B2C organizations can’t show the consumer that type of benefit, especially when he or she encounters big delivery and service/support problems.
We have been busy branding, positioning and promoting our virtual locations. We have been so busy telling the world how great our companies are and how we’re going to change the business and commerce we’ve forgotten the most important factor…the customer.
Companies have to think beyond the transaction and focus on the entire customer experience.
Somewhere along the line we lost sight of the fact that customers tell you who and what you are. Branding is the real-time amalgamation of customer value delivered & customer satisfaction achieved. In today’s Internet environment brand is invented & reinvented minute by minute.
Shifting Focus
Perhaps its time for consultants – including public relations – to help management shift their eyes from the very lucrative and tempting IPO market to the customer who makes the Internet and Web the global phenomenon it is today.
While consumer-oriented dotcoms lose money by the trainloads to prove their click-and-order enterprises are the wave of the future, corporate mangers and governmental agencies are struggling to determine how they can control, manage and make money in the new environment. Companies that believe one-to-one relationships can be computerized invest heavily in new hardware and software systems to automate the customer relations process. Local, state and national governments struggle to determine how they can tax the new economy to support themselves today and in the future.
Rather than working hard to pile up clippings by the pound, PR people would best serve their organizations by helping management focus on the area that counts most – enriched service. Certainly it sounds basic. But somewhere along the line we have sped right by the basics.
Check Your Experience
It’s time for you to get your hands dirty and find out exactly what type of experience the customer has with the organization. If you encounter a problem at any point in your interaction with the company and you’re familiar with the organization, multiply that problem by 1,000 – 10,000. Remember the customer will be less tolerant and a satisfactory transaction is only a click away.
Once you’ve done everything possible to attract customers to the website, part of your job will be to help make certain they come back again and again. Amazon.com lost more than $370 million in 1999 and they will probably lose $350 million this year. We admit we can’t follow the logic of a company that loses money is also considered to be wildly successful but it is easily to see that their customer satisfaction is quite high. According to the company’s reports over 70 percent of their sales late last year were from repeat customers. This makes it easier to attract new customers.

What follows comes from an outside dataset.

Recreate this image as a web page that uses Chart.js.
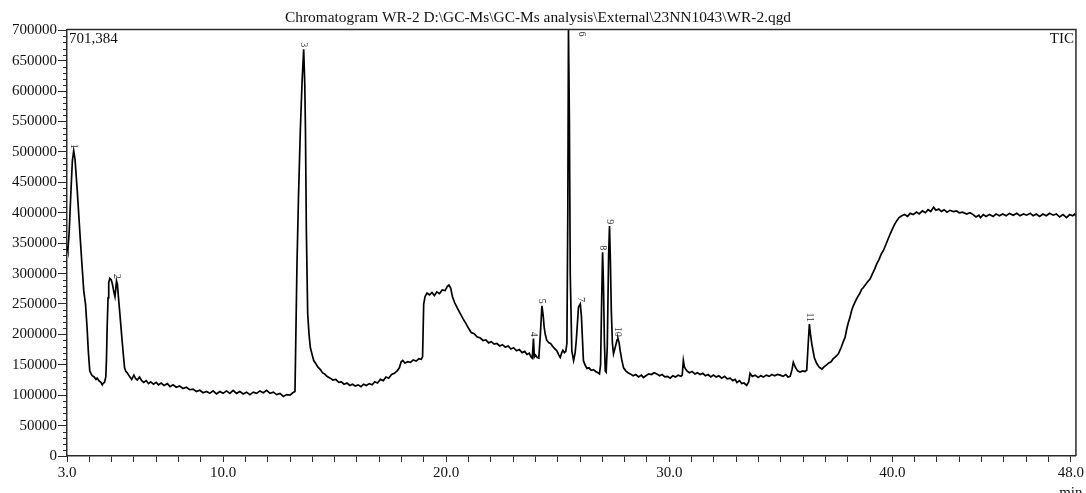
<!DOCTYPE html>
<html>
<head>
<meta charset="utf-8">
<script src="https://cdn.jsdelivr.net/npm/chart.js@4.4.1/dist/chart.umd.min.js"></script>
<style>
  html, body { margin: 0; padding: 0; background: #fff; }
  #wrap { width: 1086px; height: 493px; }
</style>
</head>
<body>
<div id="wrap"><canvas id="chart" width="1086" height="493"></canvas></div>
<script>
/* TIC chromatogram WR-2 */
const TITLE = 'Chromatogram WR-2 D:\\GC-Ms\\GC-Ms analysis\\External\\23NN1043\\WR-2.qgd';
const MAX_INTENSITY = 701384;

// retention time (min)
const retentionTimes = [
  3.00, 3.04, 3.10, 3.17, 3.24, 3.30, 3.36, 3.46, 3.53, 3.60, 3.68, 3.75, 3.83, 3.90, 3.96, 4.02, 4.08, 4.13, 4.22, 4.30,
  4.35, 4.45, 4.52, 4.58, 4.63, 4.68, 4.74, 4.77, 4.80, 4.84, 4.87, 4.92, 4.98, 5.04, 5.10, 5.15, 5.19, 5.22, 5.26, 5.32,
  5.37, 5.42, 5.47, 5.53, 5.58, 5.64, 5.70, 5.80, 5.90, 6.00, 6.08, 6.15, 6.25, 6.35, 6.44, 6.55, 6.65, 6.75, 6.88, 7.00,
  7.10, 7.22, 7.35, 7.50, 7.62, 7.75, 7.90, 8.05, 8.20, 8.35, 8.50, 8.65, 8.80, 8.95, 9.10, 9.25, 9.40, 9.55, 9.70, 9.85,
  10.00, 10.15, 10.30, 10.45, 10.60, 10.75, 10.90, 11.05, 11.20, 11.35, 11.50, 11.65, 11.80, 11.95, 12.10, 12.25, 12.40, 12.55, 12.70, 12.85,
  13.00, 13.12, 13.22, 13.31, 13.38, 13.46, 13.54, 13.61, 13.66, 13.69, 13.73, 13.79, 13.85, 13.91, 14.00, 14.06, 14.15, 14.25, 14.36,
  14.45, 14.55, 14.65, 14.80, 14.92, 15.05, 15.18, 15.30, 15.42, 15.55, 15.68, 15.80, 15.92, 16.05, 16.18, 16.30, 16.42, 16.55, 16.68, 16.80,
  16.92, 17.05, 17.18, 17.30, 17.42, 17.55, 17.68, 17.80, 17.90, 17.98, 18.05, 18.15, 18.28, 18.40, 18.52, 18.65, 18.78, 18.88, 18.94, 18.99,
  19.05, 19.14, 19.25, 19.36, 19.47, 19.58, 19.70, 19.82, 19.95, 20.05, 20.12, 20.20, 20.28, 20.38, 20.50, 20.62, 20.75, 20.88, 21.00, 21.12,
  21.25, 21.38, 21.53, 21.65, 21.78, 21.90, 22.02, 22.15, 22.27, 22.40, 22.52, 22.65, 22.78, 22.90, 23.02, 23.15, 23.28, 23.40, 23.52, 23.62,
  23.72, 23.80, 23.86, 23.91, 23.95, 24.00, 24.08, 24.15, 24.22, 24.29, 24.35, 24.39, 24.45, 24.51, 24.60, 24.68, 24.76, 24.85, 24.96, 25.05,
  25.11, 25.18, 25.23, 25.30, 25.36, 25.41, 25.45, 25.48, 25.52, 25.56, 25.63, 25.71, 25.78, 25.83, 25.93, 26.01, 26.06, 26.11, 26.15, 26.22,
  26.31, 26.40, 26.50, 26.60, 26.70, 26.80, 26.87, 26.92, 26.97, 27.01, 27.05, 27.09, 27.13, 27.17, 27.22, 27.28, 27.32, 27.36, 27.40, 27.45,
  27.50, 27.57, 27.66, 27.70, 27.75, 27.80, 27.87, 27.95, 28.05, 28.15, 28.25, 28.38, 28.50, 28.62, 28.75, 28.84, 28.95, 29.08, 29.20, 29.32,
  29.44, 29.56, 29.68, 29.80, 29.92, 30.04, 30.16, 30.28, 30.40, 30.52, 30.58, 30.63, 30.68, 30.79, 30.90, 31.02, 31.15, 31.26, 31.38, 31.50,
  31.62, 31.74, 31.86, 31.98, 32.10, 32.22, 32.35, 32.48, 32.60, 32.73, 32.85, 32.95, 33.03, 33.15, 33.25, 33.35, 33.47, 33.56, 33.62, 33.72,
  33.85, 33.98, 34.10, 34.22, 34.35, 34.48, 34.60, 34.72, 34.85, 34.97, 35.10, 35.22, 35.32, 35.42, 35.50, 35.56, 35.65, 35.75, 35.86, 35.98,
  36.08, 36.16, 36.22, 36.28, 36.33, 36.39, 36.50, 36.61, 36.72, 36.84, 36.95, 37.05, 37.15, 37.25, 37.35, 37.45, 37.58, 37.70, 37.80, 37.88,
  37.95, 38.03, 38.10, 38.18, 38.25, 38.35, 38.45, 38.55, 38.62, 38.70, 38.80, 38.90, 39.00, 39.10, 39.20, 39.30, 39.40, 39.50, 39.60, 39.70,
  39.80, 39.90, 40.00, 40.10, 40.20, 40.30, 40.42, 40.55, 40.68, 40.80, 40.94, 41.08, 41.20, 41.35, 41.48, 41.60, 41.72, 41.85, 41.95, 42.08,
  42.20, 42.32, 42.45, 42.58, 42.73, 42.88, 43.00, 43.15, 43.33, 43.48, 43.62, 43.75, 43.88, 43.95, 44.08, 44.20, 44.35, 44.52, 44.65, 44.80,
  44.95, 45.10, 45.25, 45.42, 45.58, 45.72, 45.88, 46.02, 46.18, 46.31, 46.45, 46.60, 46.75, 46.90, 47.05, 47.21, 47.35, 47.50, 47.65, 47.81,
  47.95, 48.08, 48.18, 48.23
];

// total ion current (counts)
const intensities = [
  345000, 338000, 370000, 430000, 485000, 502000, 488000, 436000, 395000, 354000, 310000, 272000, 250000, 211000, 170000, 140000, 135000, 132000, 130000, 126000,
  128000, 123000, 121000, 117000, 120000, 121000, 130000, 160000, 211000, 260000, 285000, 292000, 290000, 282000, 270000, 262000, 276000, 288000, 282000, 255000,
  234000, 212000, 190000, 165000, 145000, 139000, 137000, 131000, 126000, 133000, 127000, 125000, 130000, 124000, 121000, 124000, 119000, 122000, 118000, 121000,
  117000, 120000, 116000, 119000, 114000, 117000, 113000, 115000, 111000, 113000, 109000, 110000, 106000, 108000, 104000, 106000, 103000, 107000, 102000, 106000,
  103000, 107000, 103000, 108000, 103000, 106000, 102000, 105000, 101000, 105000, 103000, 107000, 104000, 108000, 103000, 105000, 101000, 103000, 98000, 101000,
  100000, 104000, 106000, 316000, 430000, 535000, 617000, 669000, 610000, 535000, 370000, 234000, 200000, 178000, 165000, 157000, 152000, 146000, 142000,
  137000, 135000, 131000, 128000, 125000, 126000, 121000, 122000, 118000, 120000, 116000, 118000, 115000, 117000, 114000, 118000, 116000, 119000, 117000, 122000,
  120000, 126000, 124000, 130000, 128000, 134000, 136000, 140000, 145000, 155000, 157000, 153000, 155000, 154000, 158000, 156000, 160000, 159000, 163000, 250000,
  262000, 268000, 265000, 269000, 264000, 270000, 267000, 273000, 272000, 279000, 281000, 276000, 262000, 252000, 243000, 235000, 226000, 218000, 210000, 203000,
  201000, 196000, 194000, 190000, 191000, 186000, 188000, 184000, 185000, 181000, 183000, 179000, 181000, 176000, 178000, 173000, 175000, 170000, 172000, 167000,
  169000, 163000, 161000, 193000, 163000, 166000, 162000, 161000, 200000, 247000, 230000, 212000, 198000, 190000, 186000, 185000, 181000, 177000, 173000, 166000,
  162000, 170000, 174000, 170000, 172000, 185000, 400000, 701384, 560000, 300000, 173000, 157000, 170000, 190000, 245000, 250000, 230000, 190000, 157000, 150000,
  144000, 145000, 141000, 142000, 139000, 137000, 135000, 150000, 260000, 335000, 280000, 190000, 140000, 138000, 180000, 330000, 378000, 320000, 240000, 185000,
  168000, 178000, 191000, 193000, 186000, 173000, 158000, 145000, 140000, 137000, 135000, 132000, 134000, 130000, 133000, 129000, 132000, 135000, 134000, 137000,
  135000, 132000, 134000, 130000, 131000, 128000, 132000, 130000, 133000, 131000, 133000, 157000, 146000, 140000, 137000, 139000, 135000, 137000, 134000, 136000,
  132000, 134000, 130000, 133000, 130000, 132000, 128000, 131000, 127000, 128000, 124000, 126000, 121000, 124000, 119000, 120000, 116000, 122000, 136000, 131000,
  133000, 129000, 132000, 130000, 133000, 131000, 134000, 132000, 134000, 133000, 131000, 134000, 130000, 131000, 142000, 154000, 146000, 140000, 138000, 140000,
  139000, 141000, 180000, 217000, 200000, 184000, 162000, 152000, 146000, 143000, 147000, 150000, 153000, 155000, 160000, 163000, 168000, 178000, 188000, 195000,
  208000, 220000, 228000, 240000, 247000, 255000, 262000, 268000, 274000, 277000, 282000, 287000, 291000, 299000, 307000, 316000, 323000, 332000, 338000, 347000,
  356000, 365000, 373000, 381000, 387000, 392000, 395000, 397000, 394000, 399000, 397000, 401000, 398000, 403000, 400000, 405000, 402000, 409000, 404000, 406000,
  402000, 405000, 401000, 404000, 402000, 403000, 400000, 401000, 398000, 400000, 397000, 393000, 396000, 392000, 397000, 394000, 397000, 394000, 398000, 395000,
  398000, 395000, 399000, 396000, 399000, 395000, 398000, 396000, 399000, 395000, 398000, 394000, 398000, 395000, 399000, 396000, 398000, 393000, 397000, 392000,
  397000, 395000, 398000, 394000
];

// numbered peaks
const peakLabels = ['1', '2', '3', '4', '5', '6', '7', '8', '9', '10', '11'];
const peakTimes = [3.30, 5.22, 13.61, 23.91, 24.29, 25.48, 26.01, 27.01, 27.32, 27.70, 36.28];
const peakHeights = [502000, 288000, 669000, 193000, 247000, 701384, 250000, 335000, 378000, 193000, 217000];

// axes
const xLabelled = [3, 10, 20, 30, 40, 48];
const yTickValues = [0, 50000, 100000, 150000, 200000, 250000, 300000, 350000, 400000, 450000, 500000, 550000, 600000, 650000, 700000];

const SERIF = "'Liberation Serif', 'Times New Roman', serif";
const INK = '#111';
const FRAME = '#2a2a2a';

const xMinorTicks = [];
for (let m = 3; m <= 48; m++) xMinorTicks.push(m);

const chartFrame = {
  id: 'chartFrame',
  afterDraw(chart) {
    const { ctx, chartArea: a, scales } = chart;
    ctx.save();
    ctx.strokeStyle = FRAME;
    ctx.lineWidth = 1.5;
    ctx.beginPath();
    ctx.moveTo(a.left, a.top);
    ctx.lineTo(a.right, a.top);
    ctx.lineTo(a.right, a.bottom);
    ctx.stroke();

    // short minor ticks on the intensity axis
    ctx.lineWidth = 1;
    ctx.beginPath();
    for (let v = 10000; v < 701384; v += 10000) {
      if (v % 50000 === 0) continue;
      const py = Math.round(scales.y.getPixelForValue(v)) + 0.5;
      ctx.moveTo(a.left - 4, py);
      ctx.lineTo(a.left, py);
    }
    ctx.stroke();

    ctx.fillStyle = INK;
    ctx.font = '15px ' + SERIF;
    ctx.textBaseline = 'middle';
    ctx.textAlign = 'left';
    ctx.fillText(MAX_INTENSITY.toLocaleString('en-US'), a.left + 2, 39);
    ctx.textAlign = 'right';
    ctx.fillText('TIC', a.right - 2, 39);
    ctx.textAlign = 'center';
    ctx.textBaseline = 'alphabetic';
    ctx.fillText('min', scales.x.getPixelForValue(48), 497);
    ctx.restore();
  }
};

const peakNumbers = {
  id: 'peakNumbers',
  afterDatasetsDraw(chart) {
    const { ctx, chartArea: a, scales } = chart;
    ctx.save();
    ctx.fillStyle = '#333';
    ctx.font = '10px ' + SERIF;
    ctx.textBaseline = 'middle';
    peakLabels.forEach((lbl, i) => {
      let px = scales.x.getPixelForValue(peakTimes[i]);
      let py = scales.y.getPixelForValue(peakHeights[i]) - 2;
      ctx.save();
      if (py - 8 < a.top) {
        // off-scale peak: number sits beside the line
        px += 13;
        ctx.translate(px, a.top + 2);
        ctx.rotate(Math.PI / 2);
        ctx.textAlign = 'left';
      } else {
        ctx.translate(px, py);
        ctx.rotate(Math.PI / 2);
        ctx.textAlign = 'right';
      }
      ctx.fillText(lbl, 0, 0);
      ctx.restore();
    });
    ctx.restore();
  }
};

new Chart(document.getElementById('chart'), {
  type: 'line',
  data: {
    datasets: [{
      label: 'TIC',
      data: retentionTimes.map((t, i) => ({ x: t, y: intensities[i] })),
      borderColor: '#000',
      borderWidth: 1.7,
      pointRadius: 0,
      tension: 0,
      fill: false
    }]
  },
  options: {
    responsive: false,
    animation: false,
    devicePixelRatio: 1,
    layout: { padding: { left: 0, right: 10, top: 0, bottom: 0 } },
    plugins: {
      legend: { display: false },
      tooltip: { enabled: false },
      title: {
        display: true,
        text: TITLE,
        color: INK,
        font: { family: SERIF, size: 15.4, weight: 'normal' },
        padding: { top: 9, bottom: 2 }
      }
    },
    scales: {
      x: {
        type: 'linear',
        min: 3,
        max: 48.23,
        afterBuildTicks: s => { s.ticks = xMinorTicks.map(v => ({ value: v })); },
        afterFit: s => { s.height = 37; },
        ticks: {
          autoSkip: false,
          maxRotation: 0,
          padding: 2,
          color: INK,
          font: { family: SERIF, size: 15 },
          callback: v => xLabelled.includes(v) ? v.toFixed(1) : ''
        },
        grid: { drawOnChartArea: false, tickLength: 6, tickColor: FRAME, tickWidth: 1 },
        border: { color: FRAME, width: 1.5 }
      },
      y: {
        min: 0,
        max: MAX_INTENSITY,
        afterBuildTicks: s => { s.ticks = yTickValues.map(v => ({ value: v })); },
        afterFit: s => { s.width = 67; },
        ticks: {
          padding: 1,
          color: INK,
          font: { family: SERIF, size: 15 },
          callback: v => String(v)
        },
        grid: { drawOnChartArea: false, tickLength: 9, tickColor: FRAME, tickWidth: 1 },
        border: { color: FRAME, width: 1.5 }
      }
    }
  },
  plugins: [chartFrame, peakNumbers]
});
</script>
</body>
</html>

Whether your organization is brick and mortar or click and order, the challenges for public relations and company management will be the same. The customer is still the person who tells you what you are and how successful you are.
Over the next five years the glow of excitement will disappear from ecommerce and ebusinesses. Part, if not all, of the customer experience will be gained from the Internet and Web. How well you help produce a quality experience between the company and the customer will help determine if yours is one of the firms standing or was one that was assigned to a shallow grave.
Suddenly, customer relations takes on a whole new perspective for management and a new degree of urgency in helping the company succeed.